The Legal Definition Set by the Affordable Care Act
The relevance of the 30-hour work week is primarily due to federal health care legislation. Under the Affordable Care Act (ACA), specifically Section 4980H, a full-time employee is defined as one who averages at least 30 hours of service per week, or 130 hours per month. This statutory definition is specific and used solely to determine an employer’s obligation to offer health coverage.
This 30-hour threshold applies to “applicable large employers” (ALEs), which are businesses with 50 or more full-time employees or full-time equivalents. If an ALE does not offer affordable, minimum essential coverage to employees meeting the 30-hour average, it may be subject to an employer shared responsibility payment. This legal mandate means that for health insurance eligibility, a 30-hour employee is considered full-time, regardless of the employer’s internal rules. Employers can use a look-back measurement method to assess whether variable-hour employees have met this 30-hour average over a defined period.
How Employers Define Full-Time for Internal Benefits
Outside of the ACA’s health insurance mandate, employers maintain discretion in defining full-time status for other, non-mandated benefits. Eligibility for benefits like Paid Time Off (PTO) accrual, 401(k) matching contributions, life insurance, and bonuses is determined by the company’s internal human resources policy or handbook. Many companies set a higher threshold for these internal perks, often requiring an employee to work 35 or 40 hours per week to qualify.
It is possible for an employee working 30 hours per week to be legally considered full-time for employer-sponsored health insurance under the ACA, yet remain ineligible for their company’s 401(k) match or maximum PTO accrual. The hours requirement for these discretionary benefits is a business decision, not a legal one. It is often used by employers to manage costs and incentivize a higher weekly commitment. Employees must consult their employment contract or company policy to understand the hour requirement for each distinct benefit.
Full-Time Status and Overtime Eligibility
The classification of an employee as full-time or part-time does not directly determine eligibility for overtime pay. Overtime rules are governed by the Fair Labor Standards Act (FLSA), which does not use the terms “full-time” or “part-time” in its regulations. Instead, the FLSA categorizes employees as either “exempt” or “non-exempt” from overtime requirements.
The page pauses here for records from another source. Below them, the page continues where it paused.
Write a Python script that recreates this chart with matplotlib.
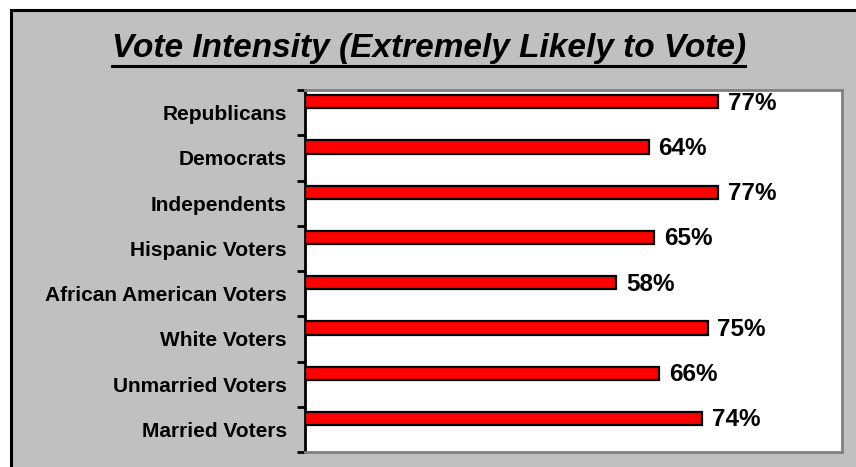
import matplotlib.pyplot as plt
from matplotlib.patches import Rectangle

groups = [
    "Republicans",
    "Democrats",
    "Independents",
    "Hispanic Voters",
    "African American Voters",
    "White Voters",
    "Unmarried Voters",
    "Married Voters",
]
extremely_likely = [77, 64, 77, 65, 58, 75, 66, 74]
title = "Vote Intensity (Extremely Likely to Vote)"

W, H = 856, 467
fig = plt.figure(figsize=(W / 100, H / 100), dpi=100)
fig.patch.set_facecolor("white")

# grey chart area; it runs off the right and bottom so only top/left edges show
frame = Rectangle((11 / W, -1.0), 2.0, 2 - 10 / H, transform=fig.transFigure,
                  facecolor="#C0C0C0", edgecolor="black", linewidth=2.2, zorder=-5)
fig.add_artist(frame)

fig.text(429 / W, 1 - 49 / H, title, ha="center", va="center",
         fontsize=24, fontweight="bold", fontstyle="italic",
         family="Liberation Sans")
# underline for the title
fig.add_artist(plt.Line2D([112 / W, 745 / W], [1 - 66 / H, 1 - 66 / H],
                          transform=fig.transFigure, color="black", linewidth=2.2))

ax = fig.add_axes([305 / W, 15 / H, 537 / W, 362 / H])
ax.set_facecolor("white")

n = len(groups)
pos = [i - 0.24 for i in range(n)]
ax.barh(pos, extremely_likely, height=0.29, color="#FF0000",
        edgecolor="black", linewidth=1.6, zorder=3)

for y, v in zip(pos, extremely_likely):
    ax.text(v + 1.8, y + 0.03, f"{v}%", va="center", ha="left",
            fontsize=17.5, fontweight="bold", family="Liberation Sans")

ax.set_xlim(0, 100)
ax.set_ylim(n - 0.5, -0.5)
ax.set_xticks([])

# ticks on category boundaries, labels in the middle of each slot
ax.set_yticks([i - 0.5 for i in range(n + 1)])
ax.set_yticklabels([])
ax.tick_params(axis="y", which="major", length=6, width=2, color="black")
ax.set_yticks(range(n), minor=True)
ax.set_yticklabels(groups, minor=True, fontsize=15, fontweight="bold",
                   family="Liberation Sans")
ax.tick_params(axis="y", which="minor", length=0, pad=13)

ax.spines["left"].set_color("black")
ax.spines["left"].set_linewidth(2)
for side in ("top", "right", "bottom"):
    ax.spines[side].set_color("#808080")
    ax.spines[side].set_linewidth(2)

fig.savefig("out.png", dpi=100)
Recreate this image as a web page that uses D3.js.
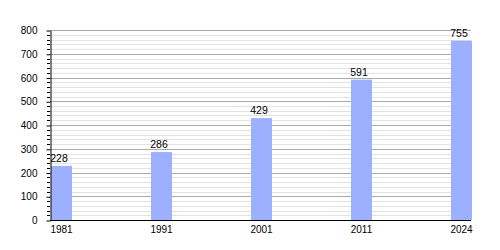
<!DOCTYPE html>
<html>
<head>
<meta charset="utf-8">
<script src="https://cdn.jsdelivr.net/npm/d3@7"></script>
<style>
    body { margin: 0; background: #fff; }
    text { font-family: "Liberation Sans", Arial, sans-serif; fill: #000; }
</style>
</head>
<body>
<div id="chart"></div>
<script>
// chart data
const years = ['1981', '1991', '2001', '2011', '2024'];
const population = [228, 286, 429, 591, 755];
const yTicks = [0, 100, 200, 300, 400, 500, 600, 700, 800];

const width = 500;
const height = 250;
const margin = { top: 30, right: 29, bottom: 30, left: 50 };

const svg = d3.select('#chart').append('svg')
    .attr('width', width)
    .attr('height', height);

const x = d3.scaleBand()
    .domain(years)
    .range([margin.left, width - margin.right])
    .paddingInner(0.79)
    .paddingOuter(0)
    .align(0);

const y = d3.scaleLinear()
    .domain([0, 800])
    .range([height - margin.bottom, margin.top]);

// minor + major gridlines
const minor = d3.range(0, 801, 20).filter(v => v % 100 !== 0);
svg.append('g')
    .selectAll('line')
    .data(minor)
    .enter().append('line')
    .attr('x1', margin.left)
    .attr('x2', width - margin.right)
    .attr('y1', d => Math.round(y(d)) + 0.5)
    .attr('y2', d => Math.round(y(d)) + 0.5)
    .attr('stroke', '#e2e2e2');

svg.append('g')
    .selectAll('line')
    .data(yTicks.filter(d => d > 0))
    .enter().append('line')
    .attr('x1', margin.left)
    .attr('x2', width - margin.right)
    .attr('y1', d => Math.round(y(d)) + 0.5)
    .attr('y2', d => Math.round(y(d)) + 0.5)
    .attr('stroke', '#aaaaaa');

// bars
svg.append('g')
    .selectAll('rect')
    .data(population)
    .enter().append('rect')
    .attr('x', (d, i) => x(years[i]) + 1)
    .attr('y', d => y(d))
    .attr('width', x.bandwidth())
    .attr('height', d => y(0) - y(d))
    .attr('fill', '#9db0ff');

// value labels
svg.append('g')
    .selectAll('text')
    .data(population)
    .enter().append('text')
    .attr('x', (d, i) => x(years[i]) + x.bandwidth() / 2 - 1.5)
    .attr('y', d => y(d) - 4)
    .attr('text-anchor', 'middle')
    .attr('font-size', 10.5)
    .text(d => d);

// y axis with minor ticks
svg.append('g')
    .selectAll('line')
    .data(minor)
    .enter().append('line')
    .attr('x1', margin.left - 3)
    .attr('x2', margin.left)
    .attr('y1', d => Math.round(y(d)) + 0.5)
    .attr('y2', d => Math.round(y(d)) + 0.5)
    .attr('stroke', '#000');

const yAxis = svg.append('g')
    .attr('transform', `translate(${margin.left + 0.5},0.5)`)
    .call(d3.axisLeft(y).tickValues(yTicks).tickSizeInner(4).tickSizeOuter(0).tickPadding(9));
yAxis.select('.domain').attr('stroke', '#000');
yAxis.selectAll('text').attr('font-size', 10).attr('font-family', null);

// x axis
svg.append('line')
    .attr('x1', margin.left)
    .attr('x2', width - margin.right)
    .attr('y1', y(0) + 0.5)
    .attr('y2', y(0) + 0.5)
    .attr('stroke', '#000');

svg.append('g')
    .selectAll('text')
    .data(years)
    .enter().append('text')
    .attr('x', d => x(d) + x.bandwidth() / 2 + 1)
    .attr('y', y(0) + 13)
    .attr('text-anchor', 'middle')
    .attr('font-size', 10)
    .text(d => d);
</script>
</body>
</html>
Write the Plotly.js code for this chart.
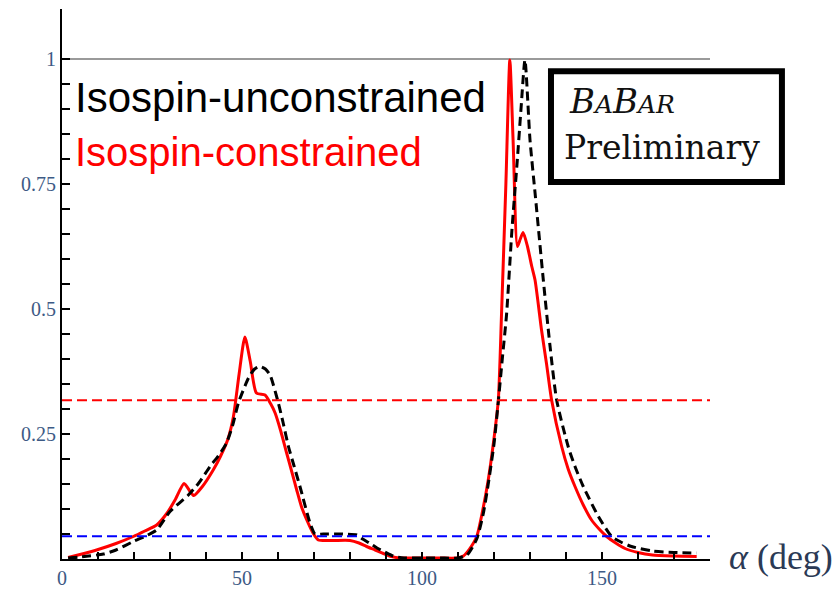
<!DOCTYPE html>
<html><head><meta charset="utf-8">
<script src="https://cdn.plot.ly/plotly-3.0.1.min.js"></script>
<style>html,body{margin:0;padding:0;background:#fff;} #chart{width:833px;height:590px;}</style>
</head><body><div id="chart"></div>
<script>
// Isospin-constrained scan (red solid)
const alphaConstrained = [1.7,5,9.6,15,19.8,23,26.3,29.1,31.4,33.9,35.6,36.6,39,42,44,46,47.6,49.2,50.8,52.3,54,56.4,58,59.2,60.8,62.4,64,65.2,66.5,68,69.8,71.2,75,80,82.5,84.6,87,89.3,91.5,93.9,100,105,109.6,111.5,113.2,115.2,116.8,118.4,119.8,121.2,122.1,123.3,124.4,125.3,126.5,127.3,128.1,129.3,130.5,131.4,133.2,134.6,136,138.8,140.6,142.5,144.8,147.1,149.2,151.3,153.8,156.4,160,164,170,176.3];
const probConstrained = [0.003,0.009,0.018,0.031,0.045,0.056,0.068,0.091,0.118,0.151,0.135,0.127,0.145,0.178,0.205,0.238,0.284,0.37,0.444,0.395,0.332,0.328,0.31,0.292,0.255,0.212,0.17,0.138,0.105,0.078,0.051,0.038,0.037,0.037,0.032,0.025,0.018,0.011,0.005,0.002,0.002,0.002,0.002,0.006,0.02,0.045,0.095,0.158,0.23,0.318,0.492,0.75,0.998,0.838,0.625,0.64,0.653,0.625,0.585,0.558,0.458,0.39,0.318,0.225,0.18,0.145,0.108,0.078,0.06,0.045,0.032,0.021,0.013,0.008,0.006,0.005];

// Isospin-unconstrained scan (black dashed)
const alphaUnconstrained = [1.7,5,11.5,15,19.8,23,26.3,30,35.1,38,41.1,43.5,45.7,47.5,49,51.8,53.5,55,56.5,57.8,60.1,61.5,62.9,64.5,66.1,68.9,70.3,72.6,78,81.9,83.5,85.6,87.5,89.7,92,95,100,105,110,112.5,115.2,117,118.4,120,121.2,122.3,123.5,125,126.5,127.5,128.6,130,131.5,133.7,135.5,137.4,140.6,142.5,144.8,149,152.7,155.5,158.2,164,170,176.3];
const probUnconstrained = [0.002,0.004,0.01,0.018,0.035,0.045,0.058,0.095,0.128,0.152,0.185,0.207,0.232,0.27,0.312,0.362,0.38,0.385,0.38,0.368,0.312,0.27,0.225,0.185,0.145,0.072,0.05,0.05,0.05,0.048,0.04,0.031,0.022,0.014,0.006,0.002,0.002,0.002,0.002,0.008,0.04,0.09,0.15,0.23,0.315,0.4,0.49,0.66,0.8,0.9,0.998,0.838,0.725,0.558,0.43,0.318,0.225,0.185,0.145,0.085,0.045,0.033,0.025,0.016,0.013,0.012];

// confidence-level reference lines
const CL_ONE_SIGMA = 0.3173;
const CL_TWO_SIGMA = 0.0455;
const CL_MAX = 1;

// ticks
const xTickVals = [0,10,20,30,40,50,60,70,80,90,100,110,120,130,140,150,160,170,180];
const xTickText = ["0","","","","","50","","","","","100","","","","","150","","",""];
const yTickVals = [0.05,0.1,0.15,0.2,0.25,0.3,0.35,0.4,0.45,0.5,0.55,0.6,0.65,0.7,0.75,0.8,0.85,0.9,0.95,1];
const yTickText = ["","","","","0.25","","","","","0.5","","","","","0.75","","","","","1"];

const seriesNames = ["Isospin-unconstrained","Isospin-constrained"];

const tickFont = {family:"Liberation Serif, serif", size:20, color:"#3d5a85"};

const traces = [
  {x:alphaConstrained, y:probConstrained, type:"scatter", mode:"lines", name:seriesNames[1],
   line:{color:"#ff0000", width:3, shape:"spline", smoothing:0.6}},
  {x:alphaUnconstrained, y:probUnconstrained, type:"scatter", mode:"lines", name:seriesNames[0],
   line:{color:"#000000", width:3, dash:"9px,5px", shape:"spline", smoothing:0.6}}
];

const layout = {
  width:833, height:590,
  margin:{l:62, r:123, t:9, b:31},
  paper_bgcolor:"#ffffff", plot_bgcolor:"#ffffff",
  showlegend:false,
  xaxis:{range:[0,180], showline:true, linecolor:"#000", linewidth:2, showgrid:false, zeroline:false,
    ticks:"inside", ticklen:7, tickwidth:1.5, tickcolor:"#000",
    tickmode:"array", tickvals:xTickVals, ticktext:xTickText, tickfont:tickFont},
  yaxis:{range:[0,1.1], showline:true, linecolor:"#000", linewidth:2, showgrid:false, zeroline:false,
    ticks:"inside", ticklen:8, tickwidth:1.5, tickcolor:"#000",
    tickmode:"array", tickvals:yTickVals, ticktext:yTickText, tickfont:tickFont},
  shapes:[
    {type:"line", xref:"paper", x0:0, x1:1, yref:"y", y0:CL_MAX, y1:CL_MAX, layer:"below",
     line:{color:"#9a9a9a", width:2}},
    {type:"line", xref:"paper", x0:0, x1:1, yref:"y", y0:CL_ONE_SIGMA, y1:CL_ONE_SIGMA, layer:"above",
     line:{color:"#ff0000", width:2, dash:"10px,5px"}},
    {type:"line", xref:"paper", x0:0, x1:1, yref:"y", y0:CL_TWO_SIGMA, y1:CL_TWO_SIGMA, layer:"above",
     line:{color:"#0000ff", width:2, dash:"10px,5px"}},
    {type:"rect", xref:"paper", yref:"paper", x0:0.7546, x1:1.111, y0:0.6855, y1:0.887, layer:"above",
     fillcolor:"#ffffff", line:{color:"#000", width:6}}
  ],
  annotations:[
    {xref:"paper", yref:"paper", x:0.017, y:0.84, xanchor:"left", yanchor:"middle", showarrow:false,
     text:seriesNames[0], font:{family:"Liberation Sans, Arial, sans-serif", size:42, color:"#000"}},
    {xref:"paper", yref:"paper", x:0.017, y:0.74, xanchor:"left", yanchor:"middle", showarrow:false,
     text:seriesNames[1], font:{family:"Liberation Sans, Arial, sans-serif", size:40, color:"#ff0000"}},
    {xref:"paper", yref:"paper", x:0.78, y:0.833, xanchor:"left", yanchor:"middle", showarrow:false,
     text:"<i>B<span style=\"font-size:25px\">A</span>B<span style=\"font-size:25px\">AR</span></i>",
     font:{family:"DejaVu Serif, serif", size:34, color:"#111"}},
    {xref:"paper", yref:"paper", x:0.772, y:0.749, xanchor:"left", yanchor:"middle", showarrow:false,
     text:"Preliminary", font:{family:"DejaVu Serif, serif", size:33, color:"#111"}},
    {xref:"paper", yref:"paper", x:1.026, y:0.004, xanchor:"left", yanchor:"middle", showarrow:false,
     text:"<i>α</i> (deg)", font:{family:"Liberation Serif, serif", size:36, color:"#2b3a55"}}
  ]
};

Plotly.newPlot("chart", traces, layout, {staticPlot:true, displayModeBar:false});
</script>
</body></html>
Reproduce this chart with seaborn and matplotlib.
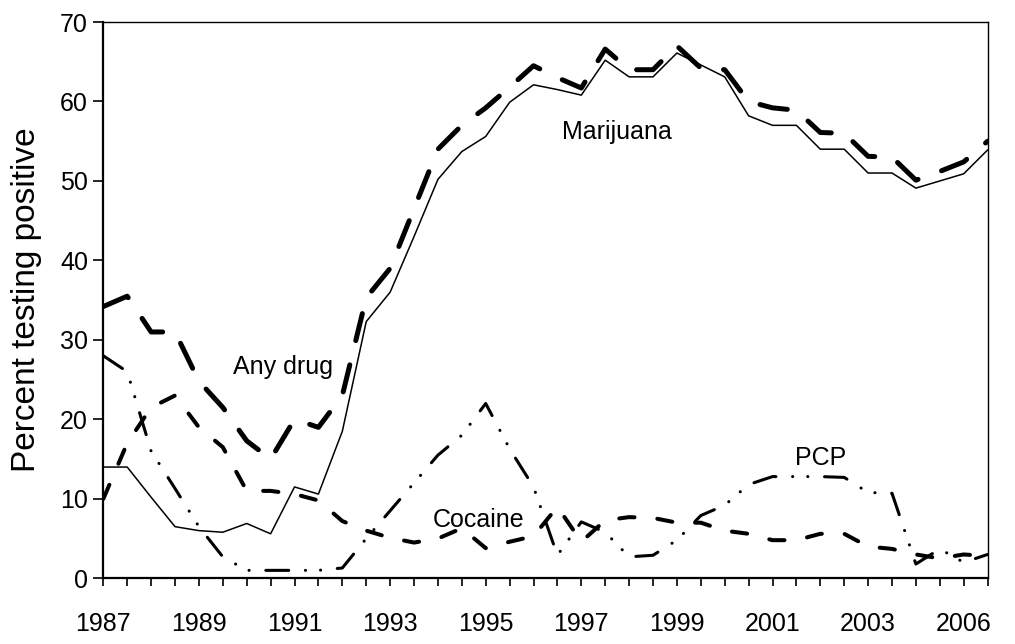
import matplotlib
matplotlib.use("Agg")
import matplotlib.pyplot as plt
import seaborn as sns
import numpy as np
import pandas as pd

# half-year periods, 1987 .. 2006 (38 points)
period = list(range(38))
tick_pos = [0, 4, 8, 12, 16, 20, 24, 28, 32, 36]
tick_labels = ["1987", "1989", "1991", "1993", "1995", "1997", "1999", "2001", "2003", "2006"]

any_drug = [34.2, 35.5, 31.0, 31.0, 24.8, 21.5, 17.3, 15.0, 20.0, 19.0,
            23.0, 35.3, 39.0, 46.5, 54.0, 57.0, 59.2, 61.8, 64.5, 63.0,
            61.7, 66.6, 64.0, 64.0, 67.0, 64.2, 64.0, 60.0, 59.2, 58.9,
            56.1, 56.0, 53.1, 53.0, 50.1, 51.2, 52.4, 55.0]
marijuana = [14.0, 14.0, 10.2, 6.5, 6.0, 5.8, 6.9, 5.6, 11.5, 10.6,
             18.5, 32.3, 36.0, 43.0, 50.2, 53.7, 55.6, 59.9, 62.1, 61.5,
             60.8, 65.2, 63.1, 63.1, 66.1, 64.6, 63.1, 58.2, 57.0, 57.0,
             54.0, 54.0, 51.0, 51.0, 49.1, 50.0, 50.9, 53.9]
cocaine = [10.0, 17.0, 21.5, 23.0, 19.0, 16.5, 11.0, 11.0, 10.6, 9.8,
           7.2, 6.0, 5.1, 4.5, 5.0, 6.3, 3.8, 4.6, 5.3, 9.0,
           4.6, 7.3, 7.7, 7.6, 7.0, 7.0, 6.0, 5.6, 4.8, 4.8,
           5.6, 5.6, 4.0, 3.7, 3.0, 2.5, 3.0, 2.8]
pcp = [28.0, 26.0, 16.0, 11.3, 6.5, 2.7, 1.0, 1.0, 1.0, 1.0,
       1.3, 5.0, 8.5, 12.0, 15.5, 18.0, 22.0, 16.3, 11.5, 2.9,
       7.1, 5.8, 2.7, 2.9, 4.8, 7.9, 9.2, 11.8, 12.8, 12.8,
       12.8, 12.7, 10.8, 10.7, 1.8, 3.7, 2.0, 3.0]

df = pd.DataFrame({"period": period, "Any drug": any_drug, "Marijuana": marijuana,
                   "Cocaine": cocaine, "PCP": pcp})

sns.set_style("ticks")
plt.rcParams["font.family"] = ["Liberation Sans", "DejaVu Sans"]
plt.rcParams["lines.scale_dashes"] = False
for k in ["text.color", "axes.labelcolor", "xtick.color", "ytick.color"]:
    plt.rcParams[k] = "black"
FS = 18

fig, ax = plt.subplots(figsize=(10.15, 6.44), dpi=100)
fig.subplots_adjust(left=0.1018, right=0.973, bottom=0.102, top=0.9658)

# line styles (dash lengths in points)
styles = {
    "Marijuana": dict(lw=1.1, linestyle="-"),
    "Any drug": dict(lw=3.6, linestyle=(0, (20, 18))),
    "Cocaine": dict(lw=2.9, linestyle=(0, (11, 16.5))),
    "PCP": dict(lw=2.2, linestyle=(0, (16.5, 12, 0.1, 10.8, 0.1, 12))),
}
for name, st in styles.items():
    sns.lineplot(data=df, x="period", y=name, ax=ax, color="black",
                 dash_capstyle="round", solid_joinstyle="round", **st)

labels = {"Any drug": (7.5, 26.6), "Marijuana": (21.5, 56.1),
          "Cocaine": (15.7, 7.3), "PCP": (30.0, 15.1)}
for txt, (x, y) in labels.items():
    ax.text(x, y, txt, ha="center", va="center", fontsize=FS)

ax.set_xlim(0, 37)
ax.set_ylim(0, 70)
ax.set_xticks(period)
ax.set_xticklabels([tick_labels[tick_pos.index(p)] if p in tick_pos else "" for p in period],
                   fontsize=FS)
ax.set_yticks(range(0, 71, 10))
ax.tick_params(axis="y", labelsize=FS, length=7, width=1.2, direction="out", pad=4)
ax.tick_params(axis="x", labelsize=FS, length=6, width=1.2, direction="out", pad=18)
ax.set_xlabel("")
ax.set_ylabel("Percent testing positive", fontsize=24, labelpad=13)

for side in ["top", "right"]:
    ax.spines[side].set_visible(True)
    ax.spines[side].set_linewidth(1.0)
for side in ["left", "bottom"]:
    ax.spines[side].set_linewidth(1.6)
for s in ax.spines.values():
    s.set_color("black")

fig.savefig("out.png", dpi=100)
Non-exempt employees, who are typically paid hourly, must receive overtime pay at a rate of one and a half times their regular pay rate for all hours worked over 40 in a single workweek. The threshold for overtime is a fixed 40 hours. This means an employee working 30 hours who is designated as full-time by their employer is still only eligible for overtime after working 40 hours. Exempt employees are salaried and meet specific tests regarding their job duties and salary level, making them ineligible for overtime regardless of the total hours worked.
The Emerging Trend of the 30-Hour Work Week
Beyond legal compliance, some modern workplaces are intentionally adopting a 30-hour or 32-hour week and classifying it as full-time as a proactive business strategy. This model, often structured as a four-day work week, is presented as an employee retention tool that promotes work-life balance. Companies implementing this structure aim to maintain full-time pay and benefits while reducing hours, focusing on output and efficiency over time spent in the office.
These arrangements are based on the premise that a compressed schedule increases employee morale, reduces burnout, and encourages a more focused, productive work style. Pilot programs have demonstrated that a shorter week can lead to sustained or increased productivity, as employees become more strategic about their time. For these employers, the 30-hour week is a policy choice designed to attract and keep top talent.
Ultimately, the 30-hour work week is a legally mandated full-time standard primarily for one purpose: health insurance offered by large employers under the ACA. For most other employment aspects, including traditional salary expectations, discretionary benefits, and federal overtime rules, the 40-hour week remains the commonly referenced benchmark. Employees seeking clarity must look past the simple label of “full-time” and confirm the specific hourly requirements outlined in their employer’s policies for each benefit.